== DATASET EXTRACT ==
START

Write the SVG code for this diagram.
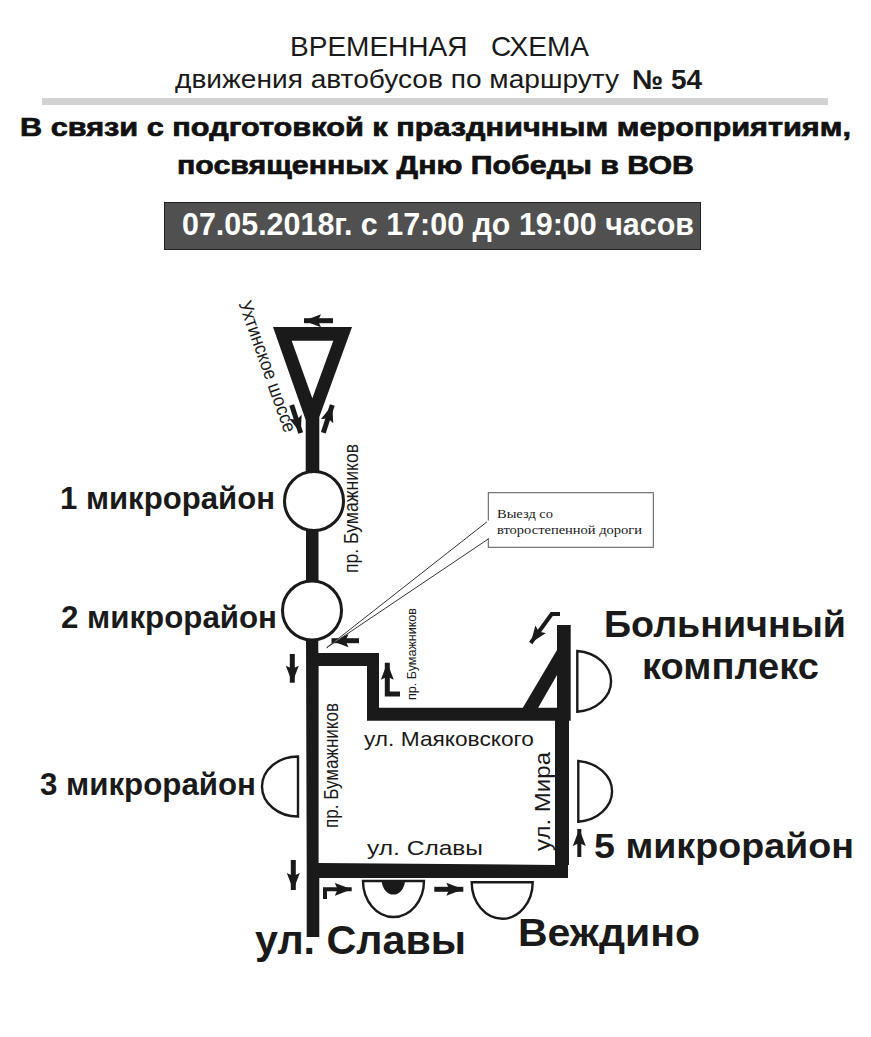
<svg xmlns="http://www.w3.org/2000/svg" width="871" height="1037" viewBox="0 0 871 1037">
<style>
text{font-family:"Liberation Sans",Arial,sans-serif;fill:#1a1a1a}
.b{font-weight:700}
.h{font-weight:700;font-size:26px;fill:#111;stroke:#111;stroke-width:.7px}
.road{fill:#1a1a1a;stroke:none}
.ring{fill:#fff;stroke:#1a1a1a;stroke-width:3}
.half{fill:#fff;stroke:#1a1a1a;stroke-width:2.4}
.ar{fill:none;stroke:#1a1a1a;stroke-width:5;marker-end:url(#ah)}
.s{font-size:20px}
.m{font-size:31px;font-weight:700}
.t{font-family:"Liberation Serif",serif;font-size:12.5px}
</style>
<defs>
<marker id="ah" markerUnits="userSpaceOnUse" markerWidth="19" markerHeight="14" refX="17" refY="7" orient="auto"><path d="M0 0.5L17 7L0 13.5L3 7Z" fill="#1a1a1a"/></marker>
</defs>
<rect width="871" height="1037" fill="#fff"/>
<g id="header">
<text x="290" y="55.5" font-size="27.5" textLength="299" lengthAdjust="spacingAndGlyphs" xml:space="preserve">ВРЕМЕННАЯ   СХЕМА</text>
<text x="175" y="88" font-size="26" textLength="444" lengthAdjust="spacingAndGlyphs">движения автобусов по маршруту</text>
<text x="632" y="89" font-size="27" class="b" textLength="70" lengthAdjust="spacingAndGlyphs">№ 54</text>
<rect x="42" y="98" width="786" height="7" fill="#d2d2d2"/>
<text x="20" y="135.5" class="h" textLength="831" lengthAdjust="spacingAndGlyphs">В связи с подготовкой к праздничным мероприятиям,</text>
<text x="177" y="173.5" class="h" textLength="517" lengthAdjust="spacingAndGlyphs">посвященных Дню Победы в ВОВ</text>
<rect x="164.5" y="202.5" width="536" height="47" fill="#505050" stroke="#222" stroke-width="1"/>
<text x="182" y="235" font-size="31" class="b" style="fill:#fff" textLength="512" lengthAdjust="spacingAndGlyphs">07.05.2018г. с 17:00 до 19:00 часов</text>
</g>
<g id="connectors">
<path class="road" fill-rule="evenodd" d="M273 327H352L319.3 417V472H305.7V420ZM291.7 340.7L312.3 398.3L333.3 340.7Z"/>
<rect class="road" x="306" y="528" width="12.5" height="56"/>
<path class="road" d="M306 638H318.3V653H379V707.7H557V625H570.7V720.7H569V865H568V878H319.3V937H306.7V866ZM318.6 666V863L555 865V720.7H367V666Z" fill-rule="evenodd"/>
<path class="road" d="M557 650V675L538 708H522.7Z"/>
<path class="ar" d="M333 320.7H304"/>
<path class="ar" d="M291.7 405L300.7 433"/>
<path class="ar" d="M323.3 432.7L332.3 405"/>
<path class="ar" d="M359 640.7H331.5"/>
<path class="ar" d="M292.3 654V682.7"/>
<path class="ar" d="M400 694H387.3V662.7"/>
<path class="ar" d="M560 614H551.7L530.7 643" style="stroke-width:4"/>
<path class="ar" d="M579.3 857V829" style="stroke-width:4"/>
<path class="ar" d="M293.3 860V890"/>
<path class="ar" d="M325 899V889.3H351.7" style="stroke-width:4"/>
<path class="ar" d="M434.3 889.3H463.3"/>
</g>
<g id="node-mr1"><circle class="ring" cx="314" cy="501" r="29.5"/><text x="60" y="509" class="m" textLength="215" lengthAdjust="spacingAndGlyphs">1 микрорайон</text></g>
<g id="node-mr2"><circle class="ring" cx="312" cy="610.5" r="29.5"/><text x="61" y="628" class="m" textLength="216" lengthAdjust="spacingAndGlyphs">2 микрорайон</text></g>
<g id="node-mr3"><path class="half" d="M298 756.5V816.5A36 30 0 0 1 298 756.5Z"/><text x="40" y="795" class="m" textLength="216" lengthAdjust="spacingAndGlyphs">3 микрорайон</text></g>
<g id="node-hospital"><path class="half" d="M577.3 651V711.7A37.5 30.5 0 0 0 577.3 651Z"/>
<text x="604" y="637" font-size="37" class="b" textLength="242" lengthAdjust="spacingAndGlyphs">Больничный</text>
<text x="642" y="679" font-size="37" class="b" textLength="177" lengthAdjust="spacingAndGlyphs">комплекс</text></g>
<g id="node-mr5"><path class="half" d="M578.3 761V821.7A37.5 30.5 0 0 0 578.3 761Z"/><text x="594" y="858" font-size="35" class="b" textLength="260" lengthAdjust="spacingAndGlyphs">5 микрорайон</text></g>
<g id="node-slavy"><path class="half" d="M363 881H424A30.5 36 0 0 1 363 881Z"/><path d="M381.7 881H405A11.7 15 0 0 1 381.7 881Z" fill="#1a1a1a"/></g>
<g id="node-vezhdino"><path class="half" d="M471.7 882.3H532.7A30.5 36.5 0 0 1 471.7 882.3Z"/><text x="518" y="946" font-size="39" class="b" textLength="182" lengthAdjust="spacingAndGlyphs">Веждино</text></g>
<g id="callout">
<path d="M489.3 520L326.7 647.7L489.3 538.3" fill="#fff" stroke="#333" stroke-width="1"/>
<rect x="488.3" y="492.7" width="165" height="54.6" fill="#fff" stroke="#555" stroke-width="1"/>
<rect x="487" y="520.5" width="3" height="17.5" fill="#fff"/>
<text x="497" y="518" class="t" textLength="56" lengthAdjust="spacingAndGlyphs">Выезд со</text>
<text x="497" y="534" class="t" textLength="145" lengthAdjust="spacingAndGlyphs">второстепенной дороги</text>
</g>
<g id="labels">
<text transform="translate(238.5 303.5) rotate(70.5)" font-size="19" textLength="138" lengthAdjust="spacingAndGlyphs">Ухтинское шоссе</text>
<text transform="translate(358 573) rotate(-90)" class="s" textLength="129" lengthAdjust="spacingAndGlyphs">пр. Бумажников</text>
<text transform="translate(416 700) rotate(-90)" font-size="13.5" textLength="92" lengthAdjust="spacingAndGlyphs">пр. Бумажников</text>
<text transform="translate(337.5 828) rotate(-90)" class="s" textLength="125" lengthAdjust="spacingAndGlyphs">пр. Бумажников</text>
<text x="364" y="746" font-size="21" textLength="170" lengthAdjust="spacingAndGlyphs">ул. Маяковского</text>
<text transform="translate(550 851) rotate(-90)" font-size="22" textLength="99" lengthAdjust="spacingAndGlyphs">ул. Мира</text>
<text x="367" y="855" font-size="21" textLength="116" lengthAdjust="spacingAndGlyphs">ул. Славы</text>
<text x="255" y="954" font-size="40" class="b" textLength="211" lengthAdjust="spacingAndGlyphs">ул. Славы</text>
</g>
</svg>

END

== TASK TO CARRY OUT ==
Every line of the data above should be quoted exactly. Omit the pictures.

== SOLUTION BELOW ==
Write the SVG code for this diagram.
<svg xmlns="http://www.w3.org/2000/svg" width="871" height="1037" viewBox="0 0 871 1037">
<style>
text{font-family:"Liberation Sans",Arial,sans-serif;fill:#1a1a1a}
.b{font-weight:700}
.h{font-weight:700;font-size:26px;fill:#111;stroke:#111;stroke-width:.7px}
.road{fill:#1a1a1a;stroke:none}
.ring{fill:#fff;stroke:#1a1a1a;stroke-width:3}
.half{fill:#fff;stroke:#1a1a1a;stroke-width:2.4}
.ar{fill:none;stroke:#1a1a1a;stroke-width:5;marker-end:url(#ah)}
.s{font-size:20px}
.m{font-size:31px;font-weight:700}
.t{font-family:"Liberation Serif",serif;font-size:12.5px}
</style>
<defs>
<marker id="ah" markerUnits="userSpaceOnUse" markerWidth="19" markerHeight="14" refX="17" refY="7" orient="auto"><path d="M0 0.5L17 7L0 13.5L3 7Z" fill="#1a1a1a"/></marker>
</defs>
<rect width="871" height="1037" fill="#fff"/>
<g id="header">
<text x="290" y="55.5" font-size="27.5" textLength="299" lengthAdjust="spacingAndGlyphs" xml:space="preserve">ВРЕМЕННАЯ   СХЕМА</text>
<text x="175" y="88" font-size="26" textLength="444" lengthAdjust="spacingAndGlyphs">движения автобусов по маршруту</text>
<text x="632" y="89" font-size="27" class="b" textLength="70" lengthAdjust="spacingAndGlyphs">№ 54</text>
<rect x="42" y="98" width="786" height="7" fill="#d2d2d2"/>
<text x="20" y="135.5" class="h" textLength="831" lengthAdjust="spacingAndGlyphs">В связи с подготовкой к праздничным мероприятиям,</text>
<text x="177" y="173.5" class="h" textLength="517" lengthAdjust="spacingAndGlyphs">посвященных Дню Победы в ВОВ</text>
<rect x="164.5" y="202.5" width="536" height="47" fill="#505050" stroke="#222" stroke-width="1"/>
<text x="182" y="235" font-size="31" class="b" style="fill:#fff" textLength="512" lengthAdjust="spacingAndGlyphs">07.05.2018г. с 17:00 до 19:00 часов</text>
</g>
<g id="connectors">
<path class="road" fill-rule="evenodd" d="M273 327H352L319.3 417V472H305.7V420ZM291.7 340.7L312.3 398.3L333.3 340.7Z"/>
<rect class="road" x="306" y="528" width="12.5" height="56"/>
<path class="road" d="M306 638H318.3V653H379V707.7H557V625H570.7V720.7H569V865H568V878H319.3V937H306.7V866ZM318.6 666V863L555 865V720.7H367V666Z" fill-rule="evenodd"/>
<path class="road" d="M557 650V675L538 708H522.7Z"/>
<path class="ar" d="M333 320.7H304"/>
<path class="ar" d="M291.7 405L300.7 433"/>
<path class="ar" d="M323.3 432.7L332.3 405"/>
<path class="ar" d="M359 640.7H331.5"/>
<path class="ar" d="M292.3 654V682.7"/>
<path class="ar" d="M400 694H387.3V662.7"/>
<path class="ar" d="M560 614H551.7L530.7 643" style="stroke-width:4"/>
<path class="ar" d="M579.3 857V829" style="stroke-width:4"/>
<path class="ar" d="M293.3 860V890"/>
<path class="ar" d="M325 899V889.3H351.7" style="stroke-width:4"/>
<path class="ar" d="M434.3 889.3H463.3"/>
</g>
<g id="node-mr1"><circle class="ring" cx="314" cy="501" r="29.5"/><text x="60" y="509" class="m" textLength="215" lengthAdjust="spacingAndGlyphs">1 микрорайон</text></g>
<g id="node-mr2"><circle class="ring" cx="312" cy="610.5" r="29.5"/><text x="61" y="628" class="m" textLength="216" lengthAdjust="spacingAndGlyphs">2 микрорайон</text></g>
<g id="node-mr3"><path class="half" d="M298 756.5V816.5A36 30 0 0 1 298 756.5Z"/><text x="40" y="795" class="m" textLength="216" lengthAdjust="spacingAndGlyphs">3 микрорайон</text></g>
<g id="node-hospital"><path class="half" d="M577.3 651V711.7A37.5 30.5 0 0 0 577.3 651Z"/>
<text x="604" y="637" font-size="37" class="b" textLength="242" lengthAdjust="spacingAndGlyphs">Больничный</text>
<text x="642" y="679" font-size="37" class="b" textLength="177" lengthAdjust="spacingAndGlyphs">комплекс</text></g>
<g id="node-mr5"><path class="half" d="M578.3 761V821.7A37.5 30.5 0 0 0 578.3 761Z"/><text x="594" y="858" font-size="35" class="b" textLength="260" lengthAdjust="spacingAndGlyphs">5 микрорайон</text></g>
<g id="node-slavy"><path class="half" d="M363 881H424A30.5 36 0 0 1 363 881Z"/><path d="M381.7 881H405A11.7 15 0 0 1 381.7 881Z" fill="#1a1a1a"/></g>
<g id="node-vezhdino"><path class="half" d="M471.7 882.3H532.7A30.5 36.5 0 0 1 471.7 882.3Z"/><text x="518" y="946" font-size="39" class="b" textLength="182" lengthAdjust="spacingAndGlyphs">Веждино</text></g>
<g id="callout">
<path d="M489.3 520L326.7 647.7L489.3 538.3" fill="#fff" stroke="#333" stroke-width="1"/>
<rect x="488.3" y="492.7" width="165" height="54.6" fill="#fff" stroke="#555" stroke-width="1"/>
<rect x="487" y="520.5" width="3" height="17.5" fill="#fff"/>
<text x="497" y="518" class="t" textLength="56" lengthAdjust="spacingAndGlyphs">Выезд со</text>
<text x="497" y="534" class="t" textLength="145" lengthAdjust="spacingAndGlyphs">второстепенной дороги</text>
</g>
<g id="labels">
<text transform="translate(238.5 303.5) rotate(70.5)" font-size="19" textLength="138" lengthAdjust="spacingAndGlyphs">Ухтинское шоссе</text>
<text transform="translate(358 573) rotate(-90)" class="s" textLength="129" lengthAdjust="spacingAndGlyphs">пр. Бумажников</text>
<text transform="translate(416 700) rotate(-90)" font-size="13.5" textLength="92" lengthAdjust="spacingAndGlyphs">пр. Бумажников</text>
<text transform="translate(337.5 828) rotate(-90)" class="s" textLength="125" lengthAdjust="spacingAndGlyphs">пр. Бумажников</text>
<text x="364" y="746" font-size="21" textLength="170" lengthAdjust="spacingAndGlyphs">ул. Маяковского</text>
<text transform="translate(550 851) rotate(-90)" font-size="22" textLength="99" lengthAdjust="spacingAndGlyphs">ул. Мира</text>
<text x="367" y="855" font-size="21" textLength="116" lengthAdjust="spacingAndGlyphs">ул. Славы</text>
<text x="255" y="954" font-size="40" class="b" textLength="211" lengthAdjust="spacingAndGlyphs">ул. Славы</text>
</g>
</svg>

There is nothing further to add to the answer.